Dataset extract ->
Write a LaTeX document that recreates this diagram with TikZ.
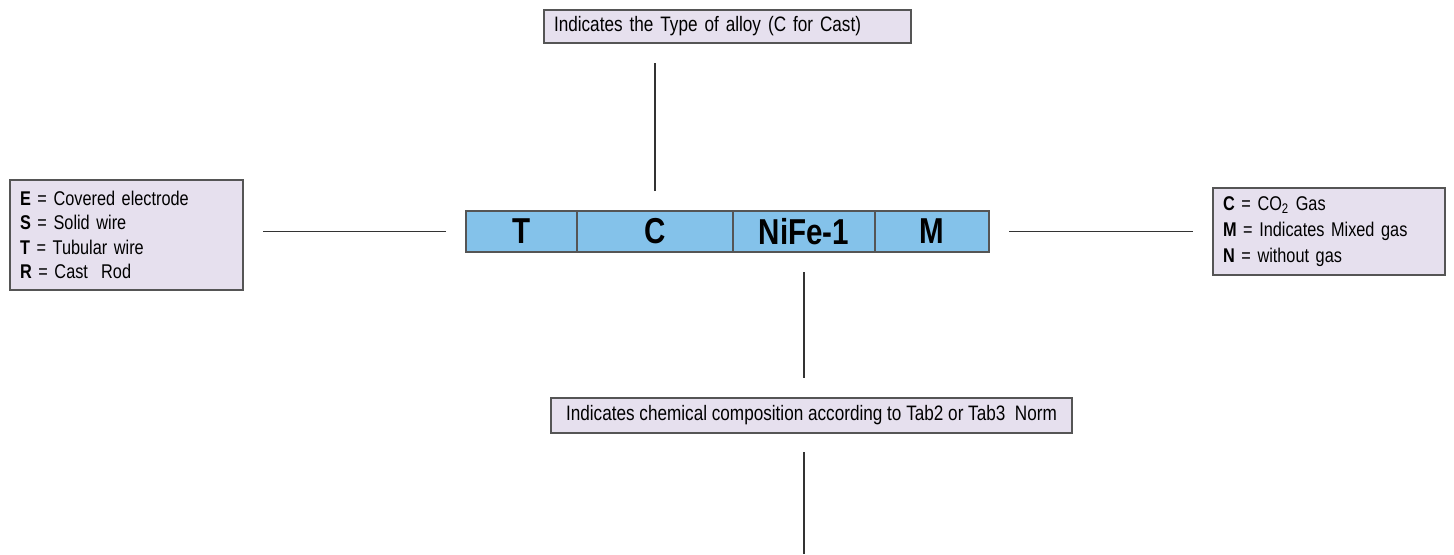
\documentclass[tikz,border=0pt]{standalone}
\usepackage{fontspec}
\setmainfont{Liberation Sans}
\newfontfamily\narrowsans[FakeStretch=0.82]{Liberation Sans}
\usetikzlibrary{positioning}
\definecolor{barblue}{RGB}{132,194,234}
\definecolor{notefill}{RGB}{230,224,238}
\definecolor{edgegray}{RGB}{85,85,85}

\begin{document}
\begin{tikzpicture}[seg/.style={rectangle,draw=edgegray,line width=0.6pt,fill=barblue,
                        minimum height=0.82cm,inner sep=0pt,outer sep=0pt,
                        font=\narrowsans\fontsize{20.5}{22}\selectfont\bfseries},
                    note/.style={rectangle,draw=edgegray,line width=0.6pt,fill=notefill,
                        inner xsep=0.2cm,inner ysep=0pt,outer sep=0pt,align=left},
                    link/.style={draw=black!80,line width=0.6pt,
                        shorten >=0.4cm,shorten <=0.4cm}]
                    \useasboundingbox (0,0) rectangle (29.08,-11.08);
                    % code bar
                    \node (s1) [seg,minimum width=2.22cm] at (10.43,-4.63) {T};
                    \node (s2) [seg,minimum width=3.12cm,right=0cm of s1] {C};
                    \node (s3) [seg,minimum width=2.84cm,right=0cm of s2] {NiFe-1};
                    \node (s4) [seg,minimum width=2.28cm,right=0cm of s3] {M};
                    % notes
                    \node (top) [note,text width=6.94cm,minimum height=0.66cm,
                        font=\narrowsans\fontsize{11.9}{13}\selectfont] at (14.55,-0.53)
                        {Indicates the Type of alloy (C for Cast)};
                    \node (lft) [note,text width=4.26cm,minimum height=2.2cm,
                        font=\narrowsans\fontsize{11.3}{13.9}\selectfont] at (2.53,-4.70)
                        {\textbf{E} = Covered electrode\\
                         \textbf{S} = Solid wire\\
                         \textbf{T} = Tubular wire\\
                         \textbf{R} = Cast\ \ Rod};
                    \node (rgt) [note,text width=4.24cm,minimum height=1.74cm,
                        font=\narrowsans\fontsize{11.3}{14.7}\selectfont] at (26.58,-4.63)
                        {\textbf{C} = CO\textsubscript{2} Gas\\
                         \textbf{M} = Indicates Mixed gas\\
                         \textbf{N} = without gas};
                    \node (bot) [note,minimum width=10.42cm,minimum height=0.70cm,inner xsep=0pt,
                        font=\narrowsans\fontsize{11.9}{13}\selectfont] at (16.23,-8.31)
                        {Indicates chemical composition according to Tab2 or Tab3\ \ Norm};
                    \coordinate (foot) at (s3.south |- 0,-11.08);
                    % connectors
                    \draw[link] (s2.north) -- (s2.north |- top.south);
                    \draw[link] (s1.west) -- (s1.west -| lft.east);
                    \draw[link] (s4.east) -- (s4.east -| rgt.west);
                    \draw[link] (s3.south) -- (s3.south |- bot.north);
                    \draw[link,shorten >=0pt,shorten <=0.38cm] (s3.south |- bot.south) -- (foot);
                \end{tikzpicture}
\end{document}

Exercise requirements -> Quote the material word for word, dropping any images it holds.

Exercise output ->
Write a LaTeX document that recreates this diagram with TikZ.
\documentclass[tikz,border=0pt]{standalone}
\usepackage{fontspec}
\setmainfont{Liberation Sans}
\newfontfamily\narrowsans[FakeStretch=0.82]{Liberation Sans}
\usetikzlibrary{positioning}
\definecolor{barblue}{RGB}{132,194,234}
\definecolor{notefill}{RGB}{230,224,238}
\definecolor{edgegray}{RGB}{85,85,85}

\begin{document}
\begin{tikzpicture}[seg/.style={rectangle,draw=edgegray,line width=0.6pt,fill=barblue,
                        minimum height=0.82cm,inner sep=0pt,outer sep=0pt,
                        font=\narrowsans\fontsize{20.5}{22}\selectfont\bfseries},
                    note/.style={rectangle,draw=edgegray,line width=0.6pt,fill=notefill,
                        inner xsep=0.2cm,inner ysep=0pt,outer sep=0pt,align=left},
                    link/.style={draw=black!80,line width=0.6pt,
                        shorten >=0.4cm,shorten <=0.4cm}]
                    \useasboundingbox (0,0) rectangle (29.08,-11.08);
                    % code bar
                    \node (s1) [seg,minimum width=2.22cm] at (10.43,-4.63) {T};
                    \node (s2) [seg,minimum width=3.12cm,right=0cm of s1] {C};
                    \node (s3) [seg,minimum width=2.84cm,right=0cm of s2] {NiFe-1};
                    \node (s4) [seg,minimum width=2.28cm,right=0cm of s3] {M};
                    % notes
                    \node (top) [note,text width=6.94cm,minimum height=0.66cm,
                        font=\narrowsans\fontsize{11.9}{13}\selectfont] at (14.55,-0.53)
                        {Indicates the Type of alloy (C for Cast)};
                    \node (lft) [note,text width=4.26cm,minimum height=2.2cm,
                        font=\narrowsans\fontsize{11.3}{13.9}\selectfont] at (2.53,-4.70)
                        {\textbf{E} = Covered electrode\\
                         \textbf{S} = Solid wire\\
                         \textbf{T} = Tubular wire\\
                         \textbf{R} = Cast\ \ Rod};
                    \node (rgt) [note,text width=4.24cm,minimum height=1.74cm,
                        font=\narrowsans\fontsize{11.3}{14.7}\selectfont] at (26.58,-4.63)
                        {\textbf{C} = CO\textsubscript{2} Gas\\
                         \textbf{M} = Indicates Mixed gas\\
                         \textbf{N} = without gas};
                    \node (bot) [note,minimum width=10.42cm,minimum height=0.70cm,inner xsep=0pt,
                        font=\narrowsans\fontsize{11.9}{13}\selectfont] at (16.23,-8.31)
                        {Indicates chemical composition according to Tab2 or Tab3\ \ Norm};
                    \coordinate (foot) at (s3.south |- 0,-11.08);
                    % connectors
                    \draw[link] (s2.north) -- (s2.north |- top.south);
                    \draw[link] (s1.west) -- (s1.west -| lft.east);
                    \draw[link] (s4.east) -- (s4.east -| rgt.west);
                    \draw[link] (s3.south) -- (s3.south |- bot.north);
                    \draw[link,shorten >=0pt,shorten <=0.38cm] (s3.south |- bot.south) -- (foot);
                \end{tikzpicture}
\end{document}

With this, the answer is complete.